- _Exercise instructions_
Every line of the listing must be reproduced as it stands. Leave the images behind.

- _Collected material_
┄┄┄┄┄┄

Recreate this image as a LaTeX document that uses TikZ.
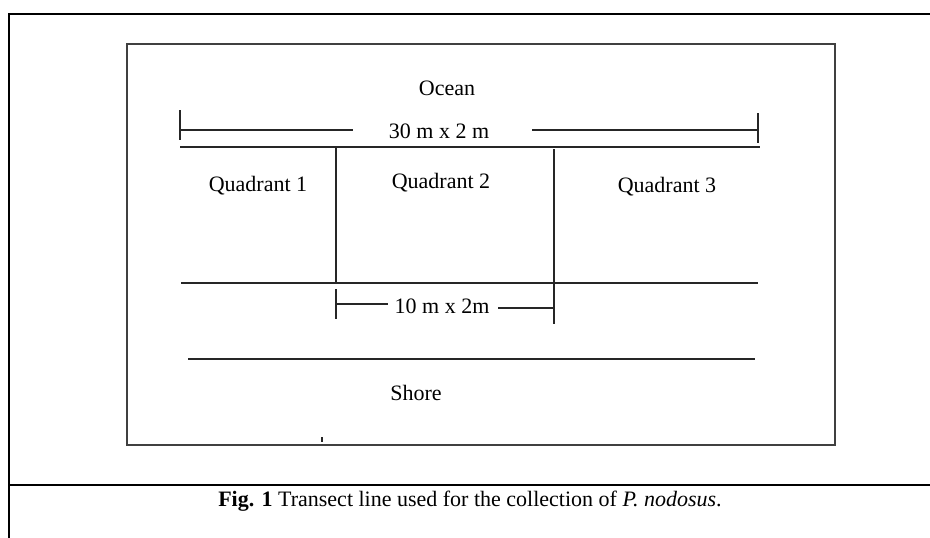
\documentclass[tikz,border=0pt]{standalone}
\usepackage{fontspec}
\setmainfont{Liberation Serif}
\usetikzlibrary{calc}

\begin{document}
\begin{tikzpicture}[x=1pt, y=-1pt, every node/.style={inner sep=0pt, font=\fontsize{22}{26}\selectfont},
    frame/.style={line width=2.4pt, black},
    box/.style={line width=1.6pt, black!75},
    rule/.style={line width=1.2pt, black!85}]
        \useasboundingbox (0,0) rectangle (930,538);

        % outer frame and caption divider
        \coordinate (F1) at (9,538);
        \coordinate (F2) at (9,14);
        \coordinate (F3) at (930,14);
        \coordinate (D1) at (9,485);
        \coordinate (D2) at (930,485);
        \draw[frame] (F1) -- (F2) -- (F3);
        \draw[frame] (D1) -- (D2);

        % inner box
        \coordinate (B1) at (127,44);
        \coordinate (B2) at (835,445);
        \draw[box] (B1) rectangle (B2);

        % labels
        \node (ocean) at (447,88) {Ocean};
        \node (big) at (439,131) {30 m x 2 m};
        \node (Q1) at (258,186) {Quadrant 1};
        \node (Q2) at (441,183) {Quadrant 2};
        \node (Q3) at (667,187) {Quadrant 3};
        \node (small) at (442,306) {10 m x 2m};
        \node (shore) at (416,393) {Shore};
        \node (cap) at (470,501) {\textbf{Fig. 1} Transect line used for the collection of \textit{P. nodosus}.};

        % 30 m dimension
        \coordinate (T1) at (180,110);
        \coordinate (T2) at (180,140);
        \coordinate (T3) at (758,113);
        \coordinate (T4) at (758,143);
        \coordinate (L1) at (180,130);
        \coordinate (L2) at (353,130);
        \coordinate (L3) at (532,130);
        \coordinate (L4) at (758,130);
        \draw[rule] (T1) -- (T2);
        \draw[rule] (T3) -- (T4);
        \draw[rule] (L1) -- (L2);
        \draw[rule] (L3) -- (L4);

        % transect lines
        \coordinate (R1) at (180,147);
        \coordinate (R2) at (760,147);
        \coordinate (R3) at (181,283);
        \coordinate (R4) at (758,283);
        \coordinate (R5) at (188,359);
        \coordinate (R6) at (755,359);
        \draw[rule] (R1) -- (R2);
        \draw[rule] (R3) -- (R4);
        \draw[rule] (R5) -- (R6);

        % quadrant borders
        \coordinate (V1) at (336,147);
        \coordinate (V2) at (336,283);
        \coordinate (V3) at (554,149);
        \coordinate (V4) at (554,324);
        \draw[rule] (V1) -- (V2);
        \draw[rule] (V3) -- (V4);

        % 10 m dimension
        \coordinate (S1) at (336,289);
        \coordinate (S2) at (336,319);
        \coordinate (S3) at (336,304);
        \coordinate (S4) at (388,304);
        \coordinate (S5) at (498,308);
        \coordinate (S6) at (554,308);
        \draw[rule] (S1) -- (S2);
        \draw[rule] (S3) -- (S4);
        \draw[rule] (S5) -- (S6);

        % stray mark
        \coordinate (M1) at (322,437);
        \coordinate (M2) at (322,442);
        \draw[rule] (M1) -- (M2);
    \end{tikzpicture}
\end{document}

┄┄┄┄┄┄

- _Complete response_
Recreate this image as a LaTeX document that uses TikZ.
\documentclass[tikz,border=0pt]{standalone}
\usepackage{fontspec}
\setmainfont{Liberation Serif}
\usetikzlibrary{calc}

\begin{document}
\begin{tikzpicture}[x=1pt, y=-1pt, every node/.style={inner sep=0pt, font=\fontsize{22}{26}\selectfont},
    frame/.style={line width=2.4pt, black},
    box/.style={line width=1.6pt, black!75},
    rule/.style={line width=1.2pt, black!85}]
        \useasboundingbox (0,0) rectangle (930,538);

        % outer frame and caption divider
        \coordinate (F1) at (9,538);
        \coordinate (F2) at (9,14);
        \coordinate (F3) at (930,14);
        \coordinate (D1) at (9,485);
        \coordinate (D2) at (930,485);
        \draw[frame] (F1) -- (F2) -- (F3);
        \draw[frame] (D1) -- (D2);

        % inner box
        \coordinate (B1) at (127,44);
        \coordinate (B2) at (835,445);
        \draw[box] (B1) rectangle (B2);

        % labels
        \node (ocean) at (447,88) {Ocean};
        \node (big) at (439,131) {30 m x 2 m};
        \node (Q1) at (258,186) {Quadrant 1};
        \node (Q2) at (441,183) {Quadrant 2};
        \node (Q3) at (667,187) {Quadrant 3};
        \node (small) at (442,306) {10 m x 2m};
        \node (shore) at (416,393) {Shore};
        \node (cap) at (470,501) {\textbf{Fig. 1} Transect line used for the collection of \textit{P. nodosus}.};

        % 30 m dimension
        \coordinate (T1) at (180,110);
        \coordinate (T2) at (180,140);
        \coordinate (T3) at (758,113);
        \coordinate (T4) at (758,143);
        \coordinate (L1) at (180,130);
        \coordinate (L2) at (353,130);
        \coordinate (L3) at (532,130);
        \coordinate (L4) at (758,130);
        \draw[rule] (T1) -- (T2);
        \draw[rule] (T3) -- (T4);
        \draw[rule] (L1) -- (L2);
        \draw[rule] (L3) -- (L4);

        % transect lines
        \coordinate (R1) at (180,147);
        \coordinate (R2) at (760,147);
        \coordinate (R3) at (181,283);
        \coordinate (R4) at (758,283);
        \coordinate (R5) at (188,359);
        \coordinate (R6) at (755,359);
        \draw[rule] (R1) -- (R2);
        \draw[rule] (R3) -- (R4);
        \draw[rule] (R5) -- (R6);

        % quadrant borders
        \coordinate (V1) at (336,147);
        \coordinate (V2) at (336,283);
        \coordinate (V3) at (554,149);
        \coordinate (V4) at (554,324);
        \draw[rule] (V1) -- (V2);
        \draw[rule] (V3) -- (V4);

        % 10 m dimension
        \coordinate (S1) at (336,289);
        \coordinate (S2) at (336,319);
        \coordinate (S3) at (336,304);
        \coordinate (S4) at (388,304);
        \coordinate (S5) at (498,308);
        \coordinate (S6) at (554,308);
        \draw[rule] (S1) -- (S2);
        \draw[rule] (S3) -- (S4);
        \draw[rule] (S5) -- (S6);

        % stray mark
        \coordinate (M1) at (322,437);
        \coordinate (M2) at (322,442);
        \draw[rule] (M1) -- (M2);
    \end{tikzpicture}
\end{document}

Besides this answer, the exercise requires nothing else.